Pim Rank: CSDDD revisited

Pim Rank: CSDDD revisited

Europe Rules and Legislation ESG
Pim Rank

Op 15 maart 2024 is de Corporate Sustainability Due Diligence Directive aangenomen in een sterk afgezwakte vorm. Voor het Europese bedrijfsleven biedt het bereikte compromis wat meer ademruimte.

Door Prof. Mr. W.A.K. Rank, Advocaat bij NautaDutilh te Amsterdam en Hoogleraar Financieel Recht aan de Universiteit Leiden

In mijn vorige column (‘Met de CSDDD duurzaam ten onder?’ in Financial Investigator 1 van 2024) schreef ik dat op 14 december 2023 een voorlopig akkoord was bereikt tussen de Europese Raad en het Europees Parlement over de CSDDD, de Corporate Sustainability Due Diligence Directive. De algemene verwachting – ook die van mij – was dat het bereikte akkoord zonder verdere discussie in een richtlijntekst zou worden omgezet en dat deze richtlijntekst vervolgens als een hamerstuk zou worden aangenomen. Op een bijeenkomst in Brussel op 28 februari 2024 bleken echter verschillende grote EU-lidstaten, waaronder Duitsland, Frankrijk en Italië, niet langer bereid te zijn de uitwerking van het politieke akkoord in een richtlijntekst te ondersteunen, omdat de voorliggende regeling te belastend zou zijn voor het Europese bedrijfsleven.

Zoals eerder uiteengezet, moet de CSDDD bedrijven gaan verplichten om de negatieve effecten van hun eigen bedrijfsactiviteiten en die van hun dochterondernemingen en ketenpartners op het milieu en de mensenrechten te identificeren, en deze negatieve effecten te beëindigen dan wel zoveel mogelijk te beperken.
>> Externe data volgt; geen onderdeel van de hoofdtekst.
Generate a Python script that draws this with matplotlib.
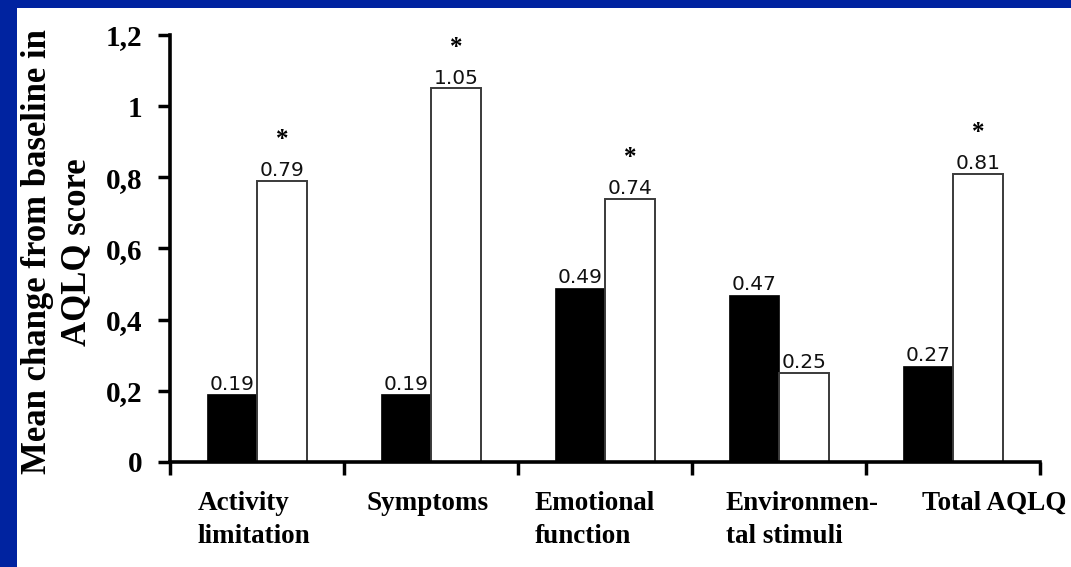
import matplotlib
matplotlib.use("Agg")
import matplotlib.pyplot as plt
import matplotlib.transforms as mtransforms
from matplotlib.patches import Rectangle
import numpy as np

# AQLQ domains and mean change from baseline for the two groups
categories = ["Activity\nlimitation", "Symptoms", "Emotional\nfunction",
              "Environmen-\ntal stimuli", "Total AQLQ"]
group_a = [0.19, 0.19, 0.49, 0.47, 0.27]
group_b = [0.79, 1.05, 0.74, 0.25, 0.81]
significant_b = [True, True, True, False, True]

y_ticks = [0, 0.2, 0.4, 0.6, 0.8, 1.0, 1.2]
y_tick_labels = ["0", "0,2", "0,4", "0,6", "0,8", "1", "1,2"]

serif = "Liberation Serif"
sans = "DejaVu Sans"

fig = plt.figure(figsize=(10.71, 5.67), dpi=100)
fig.patch.set_facecolor("white")

# blue slide frame along the top and left edges
frame_blue = "#0023a0"
fig.patches.append(Rectangle((0, 1 - 8 / 567), 1, 8 / 567, transform=fig.transFigure,
                             facecolor=frame_blue, edgecolor="none", zorder=0))
fig.patches.append(Rectangle((0, 0), 17 / 1071, 1, transform=fig.transFigure,
                             facecolor=frame_blue, edgecolor="none", zorder=0))

ax = fig.add_axes([170 / 1071, 1 - 462 / 567, 870 / 1071, 427 / 567])

x = np.arange(len(categories))
width = 0.29

bars_a = ax.bar(x - width / 2, group_a, width, color="black", edgecolor="black",
                linewidth=0.5, zorder=2)
bars_b = ax.bar(x + width / 2, group_b, width, color="white", edgecolor="#3a3a3a",
                linewidth=1.4, zorder=2)

for bars, vals in ((bars_a, group_a), (bars_b, group_b)):
    for rect, v in zip(bars, vals):
        ax.annotate(f"{v:.2f}", (rect.get_x() + rect.get_width() / 2, v),
                    xytext=(0, 0.5), textcoords="offset points",
                    ha="center", va="bottom", fontsize=14.5, family=sans,
                    color="#111111")

for rect, v, sig in zip(bars_b, group_b, significant_b):
    if sig:
        ax.annotate("*", (rect.get_x() + rect.get_width() / 2, v),
                    xytext=(0, 25), textcoords="offset points",
                    ha="center", va="baseline", fontsize=18, family=serif,
                    fontweight="bold", color="black")

ax.set_xlim(-0.5, len(categories) - 0.5)
ax.set_ylim(0, 1.2)

# y axis
ax.set_yticks(y_ticks)
ax.set_yticklabels(y_tick_labels, family=serif, fontweight="bold", fontsize=21)
ax.tick_params(axis="y", direction="out", length=9, width=2.5, pad=11)

# x axis: tick marks at group boundaries, labels at group centres
ax.set_xticks(np.arange(len(categories) + 1) - 0.5, minor=True)
ax.set_xticks(x)
ax.set_xticklabels(categories, family=serif, fontweight="bold", fontsize=19.5,
                   multialignment="left", linespacing=1.4)
ax.tick_params(axis="x", which="major", length=0, pad=21)
ax.tick_params(axis="x", which="minor", direction="out", length=9, width=2.5)

# the long labels overflow to the right of their group
for lbl, dx in zip(ax.get_xticklabels(), [-3, -3, -10, 23, 41]):
    lbl.set_transform(lbl.get_transform() +
                      mtransforms.ScaledTranslation(dx / 100, 0, fig.dpi_scale_trans))

for side in ("top", "right"):
    ax.spines[side].set_visible(False)
for side in ("left", "bottom"):
    ax.spines[side].set_linewidth(2.6)

fig.text(57 / 1071, 1 - 252 / 567, "Mean change from baseline in\nAQLQ score",
         rotation=90, ha="center", va="center", family=serif, fontweight="bold",
         fontsize=25, multialignment="center", linespacing=1.25)

fig.savefig("out.png", dpi=100, facecolor="white")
Bedrijven die daarin tekortschieten, kunnen worden geconfronteerd met bestuurlijke boetes en zelfs met civielrechtelijke aansprakelijkheid.

In mijn vorige column waarschuwde ik dat de CSDDD, ondanks haar nobele intenties om duurzaamheid en het nemen van maatschappelijke verantwoordelijkheid te bevorderen, uitermate belastend zou kunnen uitpakken voor bedrijven in de EU. Dit vanwege de aan de richtlijn verbonden lasten en onzekerheden. Weliswaar zou de richtlijn binnen de EU een gelijk(er) speelveld creëren, maar de door de CSDDD bestreken ondernemingen zouden vanwege die lasten en onzekerheden het risico lopen uit de markt te worden geprijsd door concurrenten uit derde landen. Ik stond in deze kritiek niet alleen: het Europese bedrijfsleven heeft de CSDDD van het begin af aan als een bedreiging beschouwd.

Het wegstemmen van het eerder bereikte akkoord op 28 februari 2024 heeft gelukkig de mogelijkheid gecreëerd om, door er opnieuw over te onderhandelen, tot een alternatief te komen waarin de reikwijdte van de CSDDD substantieel wordt beperkt en de concurrentiepositie van het bedrijfsleven minder wordt aangetast. Die onderhandelingen hebben geleid tot het aannemen van het huidige compromis op 15 maart 2024.

In dat compromis wordt de reikwijdte van de CSDDD beperkt tot ondernemingen met gemiddeld meer dan 1000 werknemers in plaats van de eerder voorgestelde 500 werknemers, en een wereldwijde nettoomzet van meer dan € 450 miljoen, in plaats van € 150 miljoen. De mogelijkheid van aanwijzing van specifieke risicosectoren is geschrapt. Het downstreamgedeelte van de definitie van de keten van activiteiten is beperkt door verwijzingen naar de afvoer van het product te schrappen en door de zorgplicht van de onderneming te beperken tot directe ketenpartners. Ook de verplichting voor bepaalde ondernemingen om, onder andere door financiële prikkels, de implementatie van een klimaattransitieplan te bevorderen, is komen te vervallen. De regels inzake de civielrechtelijke aansprakelijkheid zijn aangepast om de lidstaten meer flexibiliteit te geven. Belangrijk is ook de intrekking van de politieke verklaring inzake de noodzaak om nadere wettelijke regels voor gereguleerde financiële ondernemingen te ontwikkelen.

De CSDDD moet nog definitief door het Europees Parlement worden goedgekeurd. Met het huidige compromis lijkt dat echter een formaliteit die nog net binnen de huidige termijn van het Europees Parlement kan worden geregeld. De richtlijn zal, afhankelijk van bedrijfsgrootte en omzet, over een periode van drie tot vijf jaar na inwerkingtreding op de betreffende onderneming van toepassing worden.